1. Roger Magoulas, Director of Market Research, O’Reilly Media: He related the story of how, by simply adding the popularity ranking of books, was able to add a lot of value for customers – a great example of using the data exhaust.

2. JB (Mike John-Baptiste), CEO, PeerSet: Peerset has developed algorithms that mine web data to help advertisers target the right audience.

3. Mark Breier, General Partner, In-Q-Tel: The venture arm of the CIA has invested in the following companies: Visible Technologies, Palantir and Fortius One. There are many security-related applications of the data exhaust.

4. Jeff Hammerbacher, Vice President of Products and Chief Scientist, Cloudera: He left Facebook because he felt that he did not understand consumer technologies such as online advertising. Cloudera makes the open source version of Hadoop, which uses the Mapreduce algorithm developed by Google.

5. Dr. DJ Patil, Chief Scientist and Sr. Director of Product, LinkedIn: He preferred the word “ecosystem”  (over the phrase “data exhaust”) to describe the data created on the web. He mentioned that with every passing day there are fewer people who are not on Linkedin.

6. Pablos Holman, Futurist, Inventor, Security Expert, and Notorious Hacker: He was AWESOME. He stressed that, from a security perspective, everything that we do online and using mobile devices is in the cloud. He showed a cool demo of how our credit cards are NOT that secure.

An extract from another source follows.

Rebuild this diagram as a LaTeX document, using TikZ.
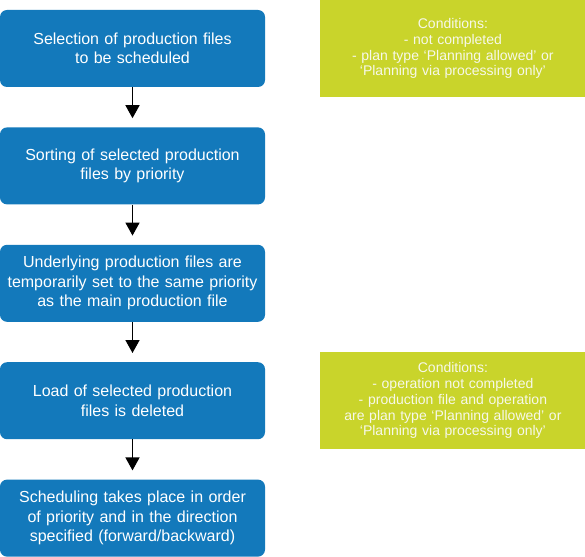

My overall opinion is that the speakers and their respective organizations were working on some very difficult and exciting problems related to the growing volume of data. A point that Richard made was that mining the social graph (e.g., our Facebook friends and the things we do, like etc. as recorded on Facebook) is very challenging. The good news is that companies like LinkedIn have been able to extract value from its data, and added cool capabilities such as recommending people we can connect to.

Bottom line:  did the meeting give me any ideas for products or services that I can sell to my enterprise customers? ….. Yes.

Data Deluge!

Posted in Data mining, Enterprise Software Sales, Twitter on January 12, 2010 by Shankar Saikia

The year was 2006, George W was in the white house and Google was the king of search. If you wanted a restaurant review you probably either looked at a copy of Zagat (the book, not online!) or you did a Google search. Fast forward to 2010 and what’s changed? Beyond the obvious change inside 1600 Pennsylvania Avenue, now if you want to research a restaurant you do a Yelp search – what a difference 4 years makes! What else has changed?  The biggest change is the growth of data – mobile interactions, Google searches, Twitter tweets, Yelp reviews, Facebook friends and pokes and pictures …. it’s a data deluge out there!

I”m increasingly being convinced that the next big tech opportunity lies in being able to do something with the data deluge. A recent column in Gigaom mentions that Facebook’s greatest asset is it’s social graph (i.e., the connections between people and their friends, pokes, pictures etc.). Facebook is working very hard at extracting value from this data. Similarly, Yelp is trying to mine its own user-generated restaurant reviews.

The key to solving this data-mining challenge is to engage in “non-linear thinking.” It’s important to keep in mind that there is more to data mining than the IT-focused steps such as data collection, aggregration, modeling, validation etc.  One of the most difficult parts of data mining social media information is that the data is mostly unstructured (i.e., text, pictures etc.).

I’m really excited about the data challenges – this is the age of big data – for more on big data read this .

What do you think? Do you see an opportunity in the data deluge?